R : Beaucoup d’espoir pour l’œcuménisme. Vers quoi voulons-nous aller ? Comment ? Avec nos richesses, nos diversités. Nous cohabitons sur le chemin qui nous mène au Royaume. Les cartes sont brouillées, les religions ne sont plus limitées dans un espace géographique. Ce qui importe, ce n’est pas ce qu’on va devenir, mais que le Royaume avance.

Q : Ce n’est pas gênant que l’on soit minoritaire. Il y a des inconvénients à être majoritaire ? Nous serons une espérance pour l’humanité si nous vivons entre nous, solidaires, si nous participons avec les autres sans prétendre les englober. Nous pouvons vouloir être présents sans prétendre tout englober. ( Père Noël Saignes)

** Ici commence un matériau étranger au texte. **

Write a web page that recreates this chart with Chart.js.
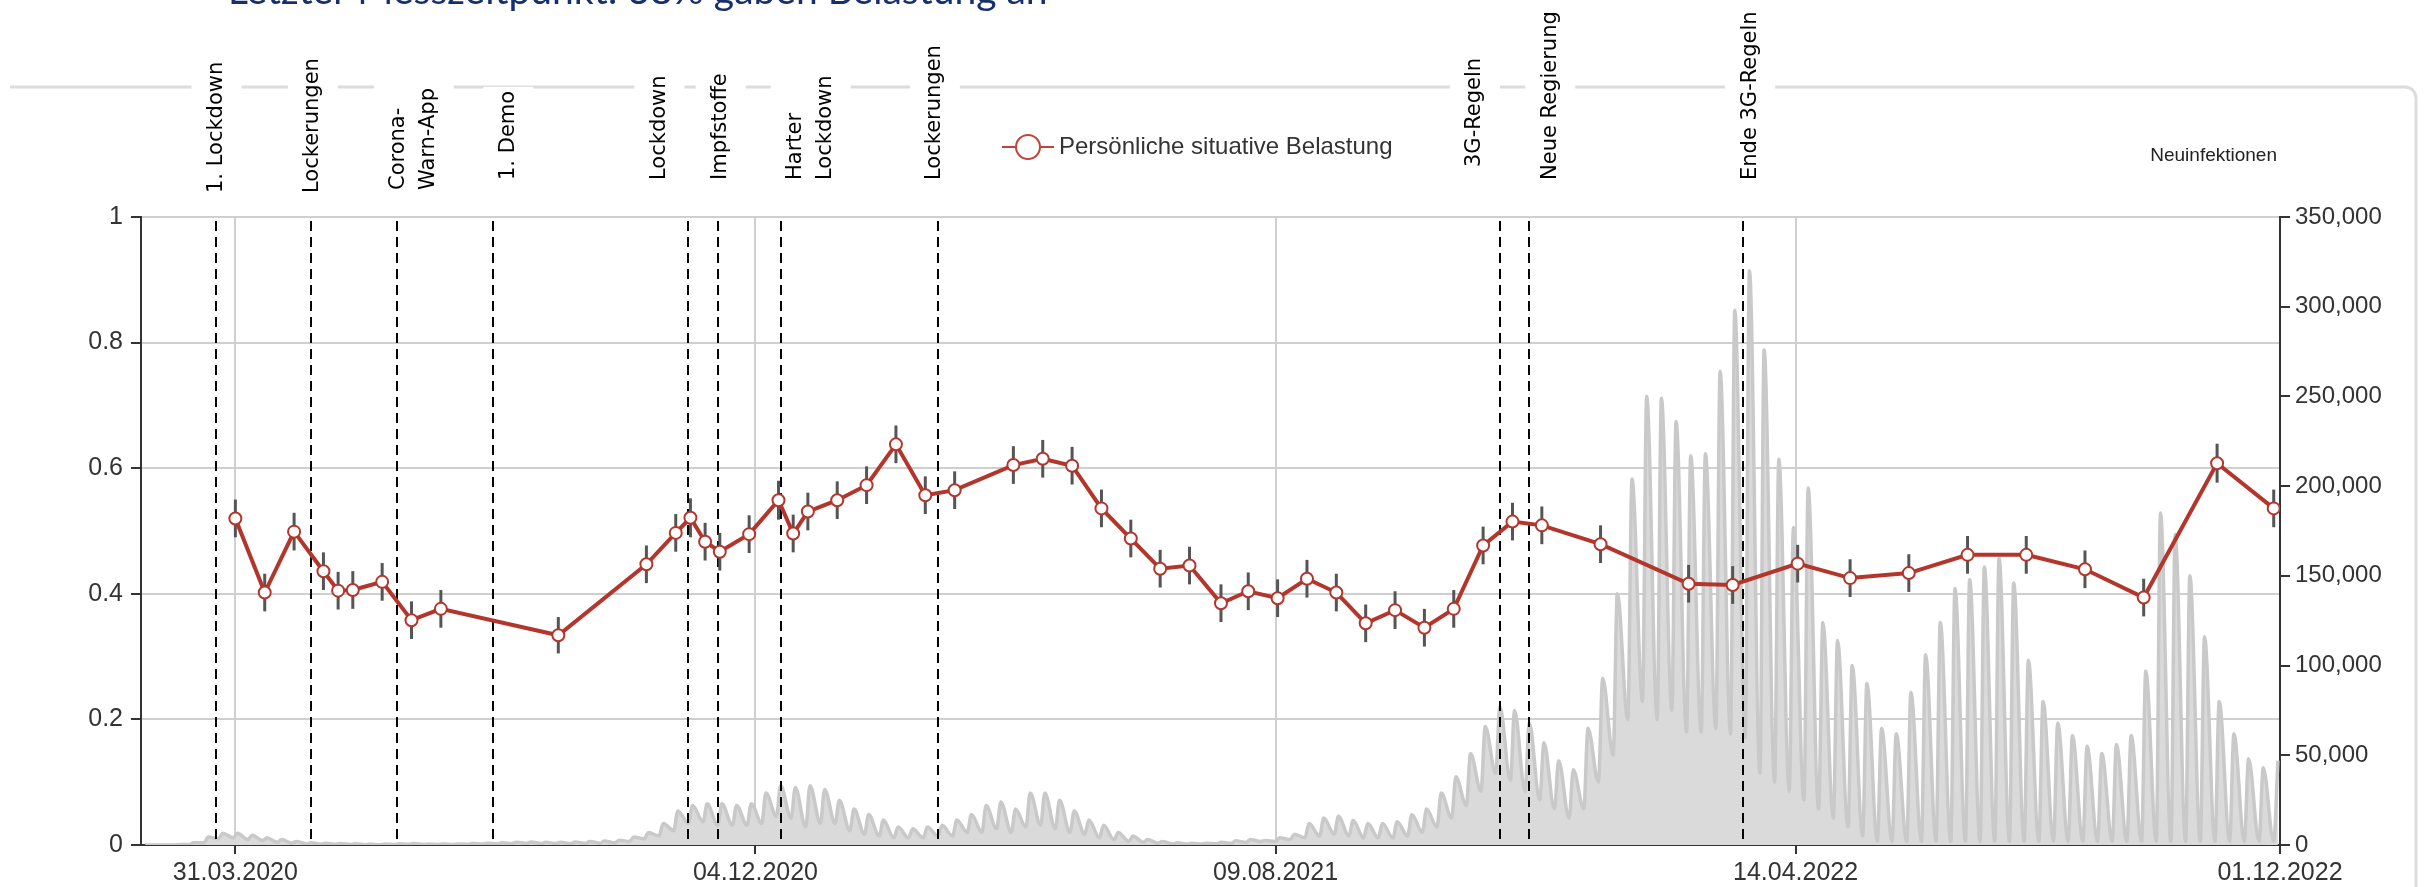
<!DOCTYPE html>
<html>
<head>
<meta charset="utf-8">
<script src="https://cdn.jsdelivr.net/npm/chart.js@4.4.1/dist/chart.umd.min.js"></script>
<style>
  html, body { margin: 0; padding: 0; background: #fff; overflow: hidden; }
  #wrap { position: relative; width: 2425px; height: 887px; }
</style>
</head>
<body>
<div id="wrap"><canvas id="c" width="2425" height="887"></canvas></div>
<script>
// Survey waves: date and share reporting a personal situational burden (with error margin)
const surveyDates = [
  '2020-03-31','2020-04-14','2020-04-28','2020-05-12','2020-05-19','2020-05-26','2020-06-09','2020-06-23','2020-07-07','2020-09-01',
  '2020-10-13','2020-10-27','2020-11-03','2020-11-10','2020-11-17','2020-12-01','2020-12-15','2020-12-22','2020-12-29','2021-01-12',
  '2021-01-26','2021-02-09','2021-02-23','2021-03-09','2021-04-06','2021-04-20','2021-05-04','2021-05-18','2021-06-01','2021-06-15',
  '2021-06-29','2021-07-14','2021-07-27','2021-08-10','2021-08-24','2021-09-07','2021-09-21','2021-10-05','2021-10-19','2021-11-02',
  '2021-11-16','2021-11-30','2021-12-14','2022-01-11','2022-02-22','2022-03-15','2022-04-15','2022-05-10','2022-06-07','2022-07-05',
  '2022-08-02','2022-08-30','2022-09-27','2022-11-01','2022-11-28'
];
const burden = [
  0.520,0.402,0.499,0.436,0.405,0.406,0.419,0.358,0.376,0.334,
  0.447,0.497,0.521,0.483,0.467,0.495,0.549,0.496,0.531,0.549,
  0.573,0.638,0.557,0.565,0.605,0.615,0.604,0.536,0.488,0.440,
  0.445,0.385,0.404,0.393,0.424,0.402,0.353,0.374,0.346,0.376,
  0.477,0.515,0.509,0.479,0.416,0.414,0.448,0.425,0.433,0.462,
  0.462,0.439,0.394,0.608,0.536
];
const burdenErr = [
  0.030,0.030,0.030,0.030,0.030,0.030,0.030,0.030,0.030,0.029,
  0.030,0.030,0.031,0.030,0.030,0.030,0.031,0.030,0.030,0.030,
  0.030,0.030,0.030,0.030,0.030,0.030,0.030,0.030,0.030,0.030,
  0.030,0.030,0.030,0.030,0.030,0.030,0.030,0.030,0.030,0.030,
  0.030,0.030,0.030,0.030,0.030,0.030,0.030,0.030,0.030,0.030,
  0.030,0.030,0.030,0.031,0.030
];

// Daily new infections, weekly low (Monday) and weekly high (Wednesday), in thousands
const infWeekStart = '2020-02-17';
const infLowK = [
  0,0,0.05,0.3,1.2,3.5,4,3,2.5,1.5,
  1,0.6,0.4,0.4,0.3,0.2,0.2,0.3,0.4,0.3,
  0.3,0.3,0.4,0.5,0.6,0.8,0.9,0.8,0.8,0.8,
  0.9,1,1.2,2,3.5,5,8,12,13,11,
  11,11,12,16,15,10,12,12,8,6,
  5,4,4,4,5,5,7,7,9,7,
  10,11,9,7,6,4,3,2,1.5,1,
  0.5,0.5,0.5,0.7,1,1.5,2,2,3,4,
  5,6,5,4,4,4,5,7,10,15,
  22,30,40,36,30,25,20,15,20,35,
  50,70,80,70,75,63,63,65,62,60,
  40,35,30,25,20,15,10,5,2,2,
  2,2,2,2,2,2,2,2,2,2,
  2,2,2,2,2,2,2,2,2,2,
  2,2,2,2,2,2
];
const infHighK = [
  0,0.05,0.2,1.2,4.5,6.5,6.5,5.5,4,3,
  2,1.3,1,0.8,0.7,0.5,0.5,0.7,0.8,0.5,
  0.5,0.6,0.8,1,1.2,1.5,1.7,1.6,1.5,1.7,
  2,2.2,2.6,4.5,7,12,19,22,23,23,
  22,23,29,33,32,33,31,25,20,17,
  14,10,9,10,11,14,17,22,24,20,
  29,29,25,19,14,11,7,5,3,2,
  1.2,1,1,1.6,2.3,3,2.5,4,6,12,
  15,16,13.7,12,12,13,17,20,29,38,
  51,66,77,75,68,57,47,42,65,93,
  140,204,250,249,236,217,218,264,298,320,
  276,215,177,199,124,114,100,90,65,62,
  85,106,124,143,148,155,160,146,103,80,
  68,61,55,51,56,61,97,185,173,150,
  116,80,62,48,43,47
];

// Political events marked in the timeline
const eventDates = ['2020-03-22','2020-05-06','2020-06-16','2020-08-01','2020-11-02','2020-11-16','2020-12-16','2021-03-01','2021-11-24','2021-12-08','2022-03-20'];
const eventLabels = [
  ['1. Lockdown'], ['Lockerungen'], ['Corona-', 'Warn-App'], ['1. Demo'], ['Lockdown'], ['Impfstoffe'],
  ['Harter', 'Lockdown'], ['Lockerungen'], ['3G-Regeln'], ['Neue Regierung'], ['Ende 3G-Regeln']
];

// Axis ticks
const xTickDates = ['2020-03-31','2020-12-04','2021-08-09','2022-04-14','2022-12-01'];
const xTickLabels = ['31.03.2020','04.12.2020','09.08.2021','14.04.2022','01.12.2022'];
const xRange = ['2020-02-15','2022-12-01'];
const yLeftTicks = [0, 0.2, 0.4, 0.6, 0.8, 1];
const yLeftLabels = ['0','0.2','0.4','0.6','0.8','1'];
const yRightTicks = [0, 50000, 100000, 150000, 200000, 250000, 300000, 350000];
const yRightLabels = ['0','50,000','100,000','150,000','200,000','250,000','300,000','350,000'];

const TITLE = 'Letzter Messzeitpunkt: 38% gaben Belastung an';
const SERIES_NAME = 'Persönliche situative Belastung';
const RIGHT_TITLE = 'Neuinfektionen';

// ---------------------------------------------------------------------------
const dayNum = s => Date.UTC(+s.slice(0, 4), +s.slice(5, 7) - 1, +s.slice(8, 10)) / 86400000;

const burdenPoints = surveyDates.map((d, i) => ({ x: dayNum(d), y: burden[i] }));
const infPoints = [];
const w0 = dayNum(infWeekStart);
infLowK.forEach((lo, i) => {
  infPoints.push({ x: w0 + 7 * i, y: lo * 1000 });
  infPoints.push({ x: w0 + 7 * i + 2, y: infHighK[i] * 1000 });
});

const RED = '#b3362c';
const FONT = '"Liberation Sans", Arial, sans-serif';

// styling of the event annotation labels (horizontal shift, text start height)
const labelShift = [0, 2, 17, 15, -29, 3, 30, -3, -25, 21, 7];
const labelBottom = [193, 193, 190, 180, 180, 180, 180, 180, 167, 180, 180];

const decor = {
  id: 'decor',
  beforeDraw(chart) {
    const ctx = chart.ctx;
    ctx.save();
    // panel outline
    ctx.strokeStyle = '#dcdcdc';
    ctx.lineWidth = 3;
    ctx.beginPath();
    ctx.moveTo(10, 87);
    ctx.lineTo(2405, 87);
    ctx.arcTo(2416, 87, 2416, 98, 11);
    ctx.lineTo(2416, 890);
    ctx.stroke();
    // headline
    ctx.fillStyle = '#17306c';
    ctx.font = '39px Lato, "Open Sans", sans-serif';
    ctx.textBaseline = 'alphabetic';
    ctx.textAlign = 'left';
    ctx.fillText(TITLE, 228, 4);
    ctx.restore();
  },
  afterDatasetDraw(chart, args) {
    if (args.index !== 0) return;
    const ctx = chart.ctx, xs = chart.scales.x, area = chart.chartArea;
    ctx.save();
    ctx.strokeStyle = '#000';
    ctx.lineWidth = 2;
    ctx.setLineDash([10, 6]);
    eventDates.forEach(d => {
      const x = Math.round(xs.getPixelForValue(dayNum(d)));
      ctx.beginPath();
      ctx.moveTo(x, area.top + 4);
      ctx.lineTo(x, area.bottom);
      ctx.stroke();
    });
    ctx.restore();
  },
  beforeDatasetDraw(chart, args) {
    if (args.index !== 1) return;
    const ctx = chart.ctx, xs = chart.scales.x, ys = chart.scales.y;
    ctx.save();
    ctx.strokeStyle = '#555';
    ctx.lineWidth = 3;
    burdenPoints.forEach((p, i) => {
      const x = xs.getPixelForValue(p.x);
      ctx.beginPath();
      ctx.moveTo(x, ys.getPixelForValue(p.y - burdenErr[i]));
      ctx.lineTo(x, ys.getPixelForValue(p.y + burdenErr[i]));
      ctx.stroke();
    });
    ctx.restore();
  },
  afterDraw(chart) {
    const ctx = chart.ctx, xs = chart.scales.x;
    ctx.save();
    // event annotations, written upwards
    ctx.font = '21px "DejaVu Sans", sans-serif';
    const gap = 30;
    eventDates.forEach((d, i) => {
      const lines = eventLabels[i];
      const n = lines.length;
      const cx = xs.getPixelForValue(dayNum(d)) + labelShift[i];
      const y0 = labelBottom[i];
      const len = Math.max(...lines.map(l => ctx.measureText(l).width));
      const thick = 22 + (n - 1) * gap;
      ctx.fillStyle = '#fff';
      ctx.fillRect(cx - thick / 2 - 14, y0 - len - 4, thick + 28, len + 8);
      ctx.save();
      ctx.translate(cx, y0);
      ctx.rotate(-Math.PI / 2);
      ctx.fillStyle = '#000';
      ctx.textAlign = 'left';
      ctx.textBaseline = 'middle';
      lines.forEach((l, j) => ctx.fillText(l, 0, (j - (n - 1) / 2) * gap));
      ctx.restore();
    });
    // legend entry
    const ly = 147;
    ctx.strokeStyle = '#c0443a';
    ctx.lineWidth = 2;
    ctx.beginPath();
    ctx.moveTo(1002, ly); ctx.lineTo(1054, ly);
    ctx.stroke();
    ctx.beginPath();
    ctx.arc(1028, ly, 12, 0, Math.PI * 2);
    ctx.fillStyle = '#fff';
    ctx.fill();
    ctx.stroke();
    ctx.fillStyle = '#333';
    ctx.font = '24px ' + FONT;
    ctx.textAlign = 'left';
    ctx.textBaseline = 'middle';
    ctx.fillText(SERIES_NAME, 1059, ly);
    // right axis caption
    ctx.font = '19px ' + FONT;
    ctx.textAlign = 'right';
    ctx.fillStyle = '#222';
    ctx.fillText(RIGHT_TITLE, 2277, 156);
    ctx.restore();
  }
};

const tickFont = { family: FONT, size: 25 };

new Chart(document.getElementById('c'), {
  type: 'line',
  data: {
    datasets: [
      {
        label: RIGHT_TITLE,
        data: infPoints,
        yAxisID: 'y1',
        borderColor: '#c9c9c9',
        borderWidth: 3.5,
        backgroundColor: '#dadada',
        fill: 'origin',
        pointRadius: 0,
        cubicInterpolationMode: 'monotone',
        order: 2
      },
      {
        label: SERIES_NAME,
        data: burdenPoints,
        yAxisID: 'y',
        borderColor: RED,
        borderWidth: 4,
        pointRadius: 6,
        pointBorderWidth: 2,
        pointBackgroundColor: '#fff',
        pointBorderColor: RED,
        tension: 0,
        order: 1
      }
    ]
  },
  options: {
    responsive: false,
    animation: false,
    devicePixelRatio: 1,
    layout: { padding: { top: 217, left: 0, right: 0, bottom: 0 } },
    plugins: { legend: { display: false }, tooltip: { enabled: false } },
    scales: {
      x: {
        type: 'linear',
        min: dayNum(xRange[0]),
        max: dayNum(xRange[1]),
        afterBuildTicks: s => { s.ticks = xTickDates.map(d => ({ value: dayNum(d) })); },
        afterFit: s => { s.height = 42; },
        ticks: {
          autoSkip: false, maxRotation: 0, padding: 4, color: '#333', font: tickFont,
          callback: (v, i) => xTickLabels[i]
        },
        grid: { color: '#d0d0d0', lineWidth: 2, tickColor: '#333', tickLength: 9 },
        border: { display: true, color: '#333', width: 2 }
      },
      y: {
        position: 'left',
        min: 0, max: 1,
        afterBuildTicks: s => { s.ticks = yLeftTicks.map(v => ({ value: v })); },
        afterFit: s => { s.width = 141; },
        ticks: { padding: 8, color: '#333', font: tickFont, callback: (v, i) => yLeftLabels[i] },
        grid: {
          color: c => (c.tick && c.tick.value === 0) ? 'rgba(0,0,0,0)' : '#cfcfcf',
          lineWidth: 2, tickColor: '#333', tickLength: 10
        },
        border: { display: true, color: '#333', width: 2 }
      },
      y1: {
        position: 'right',
        min: 0, max: 350000,
        afterBuildTicks: s => { s.ticks = yRightTicks.map(v => ({ value: v })); },
        afterFit: s => { s.width = 145; },
        ticks: { padding: 5, color: '#333', font: { family: FONT, size: 24 }, callback: (v, i) => yRightLabels[i] },
        grid: { drawOnChartArea: false, tickColor: '#333', tickLength: 10, lineWidth: 2 },
        border: { display: true, color: '#333', width: 2 }
      }
    }
  },
  plugins: [decor]
});
</script>
</body>
</html>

R : le fait d’être minoritaire oblige à être imaginatif, dynamique (crédit coopératif, coopératives…). De nos faiblesses, nous pouvons tirer un devenir. Au Nicaragua, « on va faire avec rien ! ».

Si ma foi repose sur la Parole de Dieu, je ne crains rien. Comment être des signes contradictoires à la violence, par exemple ?

Il faut retrouver des fondamentaux : la Parole, les Ecritures, le témoignage du passé…

Q : Ne pas perdre de vue la variété des visages de nos religions. C’est une chance d’être minoritaires, il faut se tenir debout. Quand on se rencontre en inter-religions, il ressort le meilleur de l’autre.